Quick answer

⌈4.2⌉ = 5, ⌈−2.4⌉ = −2, ⌈12⌉ = 12, ⌈19/6⌉ = 4.

Formula

  • Positive non-integers increase
  • Negative non-integers move toward zero

Introduction

Examples anchor the definition. Use them when you are learning signs or explaining ⌈a/b⌉ to a class.

Start from the definition if ⌈x⌉ notation is still new, then work through the table below.

Compare each row with the home calculator. When negatives confuse you, read ceiling vs floor for a two-column scratch layout.

Patterns to notice

Positive decimals jump one step unless already whole. 4.2 becomes 5, not 4.

Negative decimals choose the less negative integer. −2.4 becomes −2, not −3.

Integers are unchanged. Ceiling fixes whole numbers in place.

Quotients need division first. Ceiling applies to the result of a/b, not to a and b separately.

Reference samples

  • ⌈0.01⌉ = 1
  • ⌈4.2⌉ = 5
  • ⌈7/3⌉ = 3
  • ⌈−2.4⌉ = −2
  • ⌈−5⌉ = −5
  • ⌈19/6⌉ = 4

Fraction inputs require division first, then ceiling on the quotient.

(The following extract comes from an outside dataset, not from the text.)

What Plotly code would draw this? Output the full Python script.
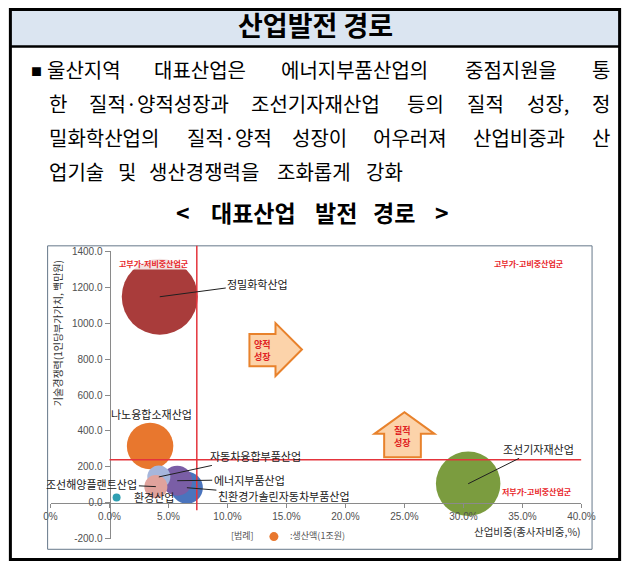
import plotly.graph_objects as go

# ---- data: representative industries (Ulsan) ----
industries = ["정밀화학산업", "나노융합소재산업", "조선기자재산업", "친환경가솔린자동차부품산업",
              "에너지부품산업", "자동차융합부품산업", "조선해양플랜트산업", "환경산업"]
share = [4.26, 3.44, 30.4, 6.56, 5.74, 4.18, 3.93, 0.6]          # 산업비중 (종사자비중, %)
value_added = [1147, 316, 106, 84, 123, 144, 90, 30]             # 1인당 부가가치 (백만원)
output = [28.9, 10.8, 20.8, 5.1, 4.5, 2.65, 2.65, 0.32]          # 생산액 (조원)
colors = ["#a93c3b", "#e8772e", "#7b9c3f", "#4a74bd",
          "#7a5ea6", "#a6b6dc", "#e0a29c", "#2f9fb2"]

x_ticks = [-5, 0, 5, 10, 15, 20, 25, 30, 35, 40]
x_ticktext = ["0%", "0.0%", "5.0%", "10.0%", "15.0%", "20.0%", "25.0%", "30.0%", "35.0%", "40.0%"]
y_ticks = [-200, 0, 200, 400, 600, 800, 1000, 1200, 1400]
y_ticktext = ["-200.0", "0.0", "200.0", "400.0", "600.0", "800.0", "1000.0", "1200.0", "1400.0"]

share_cut = 7.4      # 비중 기준선
value_cut = 240      # 부가가치 기준선

W, H = 637, 569
KR = "Noto Sans CJK KR"


def px(x):
    return x / W


def py(y):
    return 1 - y / H


def note(x, y, text, size, color="black", xanchor="center", **kw):
    """Text placed in page pixels (from the top-left corner)."""
    return dict(xref="paper", yref="paper", x=px(x), y=py(y), text=text, showarrow=False,
                xanchor=xanchor, yanchor="middle", font=dict(family=KR, size=size, color=color), **kw)


fig = go.Figure()

# bubbles: area proportional to production
max_d = 76
fig.add_trace(go.Scatter(
    x=share, y=value_added, mode="markers",
    marker=dict(size=output, sizemode="area", sizeref=2 * max(output) / max_d ** 2,
                color=colors, line=dict(width=0), opacity=1),
    text=industries, hoverinfo="text", showlegend=False,
))

annotations = []
shapes = []

# ---- document frame, title bar ----
shapes.append(dict(type="rect", xref="paper", yref="paper", x0=px(3), x1=px(634), y0=py(41), y1=py(3),
                   fillcolor="#dbe5f1", line=dict(width=0), layer="below"))
shapes.append(dict(type="rect", xref="paper", yref="paper", x0=px(3.5), x1=px(633.5), y0=py(565.5), y1=py(3.5),
                   line=dict(color="black", width=3)))
shapes.append(dict(type="line", xref="paper", yref="paper", x0=px(3), x1=px(634), y0=py(41.5), y1=py(41.5),
                   line=dict(color="black", width=2.5)))
annotations.append(note(318.5, 19, "<b>산업발전 경로</b>", 27))

# ---- body text, justified word by word ----
FS = 20


def word_width(w):
    total = 0.0
    for ch in w:
        if ch in "·,":
            total += 0.28 * FS
        else:
            total += FS
    return total


body_lines = [
    (["울산지역", "대표산업은", "에너지부품산업의", "중점지원을", "통"], 40, 624, 65, True),
    (["한", "질적·양적성장과", "조선기자재산업", "등의", "질적", "성장,", "정"], 42, 624, 100, True),
    (["밀화학산업의", "질적·양적", "성장이", "어우러져", "산업비중과", "산"], 42, 624, 134, True),
    (["업기술", "및", "생산경쟁력을", "조화롭게", "강화"], 42, 624, 169, False),
]
for words, left, right, yc, justify in body_lines:
    widths = [word_width(w) for w in words]
    gap = (right - left - sum(widths)) / (len(words) - 1) if justify else 0.6 * FS
    xpos = left
    for w, wd in zip(words, widths):
        annotations.append(note(xpos, yc, w, FS, xanchor="left", borderpad=0))
        xpos += wd + gap

annotations.append(note(30, 66, "■", 11))

# caption of the chart, spaced out piece by piece
for cx, ct in [(182, "&lt;"), (255, "대표산업"), (340, "발전"), (400, "경로"), (450, "&gt;")]:
    annotations.append(note(cx, 210, "<b>" + ct + "</b>", 23))

# ---- chart box ----
shapes.append(dict(type="rect", xref="paper", yref="paper", x0=px(42), x1=px(605), y0=py(555), y1=py(245),
                   line=dict(color="#66788a", width=1)))

# reference lines
shapes.append(dict(type="line", xref="x", yref="paper", x0=share_cut, x1=share_cut, y0=py(515), y1=py(245),
                   line=dict(color="#e4343c", width=1.5)))
shapes.append(dict(type="line", xref="x", yref="y", x0=0, x1=40, y0=value_cut, y1=value_cut,
                   line=dict(color="#e4343c", width=1.5)))

# growth arrows
arrow_style = dict(fillcolor="#fcd3aa", line=dict(color="#e8822c", width=2), layer="below")
shapes.append(dict(type="path", xref="x", yref="y",
                   path="M 11.86,940 L 14.07,940 L 14.07,1000 L 16.31,853 L 14.07,706 L 14.07,760 L 11.86,760 Z",
                   **arrow_style))
shapes.append(dict(type="path", xref="x", yref="y",
                   path="M 23.28,253 L 23.28,384 L 22.46,384 L 25.0,504 L 27.54,384 L 26.39,384 L 26.39,253 Z",
                   **arrow_style))
annotations.append(dict(x=13.0, y=850, text="<b>양적<br>성장</b>", showarrow=False,
                        font=dict(family=KR, size=9, color="#e02424")))
annotations.append(dict(x=24.85, y=368, text="<b>질적<br>성장</b>", showarrow=False,
                        font=dict(family=KR, size=9, color="#e02424")))

# quadrant captions
for qx, qy, qt in [(3.77, 1333, "고부가-저비중산업군"), (35.57, 1333, "고부가-고비중산업군"),
                   (36.2, 63, "저부가-고비중산업군")]:
    annotations.append(dict(x=qx, y=qy, text="<b>" + qt + "</b>", showarrow=False,
                            bgcolor="rgba(255,255,255,0.85)", borderpad=0,
                            font=dict(family=KR, size=8, color="#e8262a")))

# bubble labels with leader lines
label_offsets = {
    "정밀화학산업": (98, -13),
    "자동차융합부품산업": (97, -21),
    "조선해양플랜트산업": (-64, -3),
    "에너지부품산업": (72, -1),
    "친환경가솔린자동차부품산업": (97, 8),
    "조선기자재산업": (70, -35),
}
label_shifts = {
    "나노융합소재산업": (1, 32),
    "환경산업": (37, 0),
}
for name, sx, vy in zip(industries, share, value_added):
    if name in label_offsets:
        ax, ay = label_offsets[name]
        annotations.append(dict(x=sx, y=vy, text=name, showarrow=True, ax=ax, ay=ay,
                                arrowhead=0, arrowwidth=1, arrowcolor="#202020", standoff=0,
                                font=dict(family=KR, size=11, color="#202020")))
    else:
        xs, ys = label_shifts[name]
        annotations.append(dict(x=sx, y=vy, text=name, showarrow=False, xshift=xs, yshift=ys,
                                font=dict(family=KR, size=11, color="#202020")))

# axis titles and legend note
annotations.append(note(596, 537, "산업비중(종사자비중,%)", 10.5, "#333333", xanchor="right"))
annotations.append(note(53, 334, "기술경쟁력(1인당부가가치, 백만원)", 10, "#333333", textangle=-90))
annotations.append(note(244, 541, "[범례]", 9, "#555555"))
shapes.append(dict(type="circle", xref="paper", yref="paper", xsizemode="pixel", ysizemode="pixel",
                   xanchor=px(276), yanchor=py(542), x0=-4.5, x1=4.5, y0=-4.5, y1=4.5,
                   fillcolor="#e8772e", line=dict(width=0)))
annotations.append(note(291, 541, ":생산액(1조원)", 9, "#555555", xanchor="left"))

fig.update_layout(
    width=W, height=H, margin=dict(l=0, r=0, t=0, b=0),
    paper_bgcolor="white", plot_bgcolor="white",
    shapes=shapes, annotations=annotations, showlegend=False,
    xaxis=dict(domain=[px(45), px(594)], range=[-5, 40], anchor="free", position=py(507.5),
               showline=True, linecolor="#8a8a8a", linewidth=1, ticks="outside", ticklen=4,
               tickcolor="#8a8a8a", tickvals=x_ticks, ticktext=x_ticktext, showgrid=False, zeroline=False,
               tickfont=dict(family="Liberation Sans", size=10, color="#505050")),
    yaxis=dict(domain=[py(544.2), py(250.6)], range=[-200, 1400], anchor="free", position=px(106),
               showline=True, linecolor="#8a8a8a", linewidth=1, ticks="outside", ticklen=5,
               tickcolor="#8a8a8a", tickvals=y_ticks, ticktext=y_ticktext, showgrid=False, zeroline=False,
               tickfont=dict(family="Liberation Sans", size=10, color="#505050")),
)

fig.write_html("out.html")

Interval notation n − 1 < x ≤ n is the standard justification line when instructors ask for formal work on each row.

Keep a notebook column for ⌊x⌋ when you want to see how far ceiling moved away from floor on the same input.

Worked examples

  1. Classify x. Integer, positive decimal, negative decimal, or quotient.
  2. Apply the rule. Smallest integer ≥ x. For quotients, divide first.
  3. Record the interval. Optional: write n − 1 < x ≤ n for homework credit.
  4. Verify. Plug into the home calculator.

Stories behind the numbers

Inventory: nineteen items, six per crate. ⌈19/6⌉ = 4 crates because three crates only hold eighteen items.

Pagination: ninety-five records, ten per page. ⌈95/10⌉ = 10 pages, not nine.

Time blocks: a ninety-five minute task in thirty-minute rooms needs ⌈95/30⌉ = 4 slots.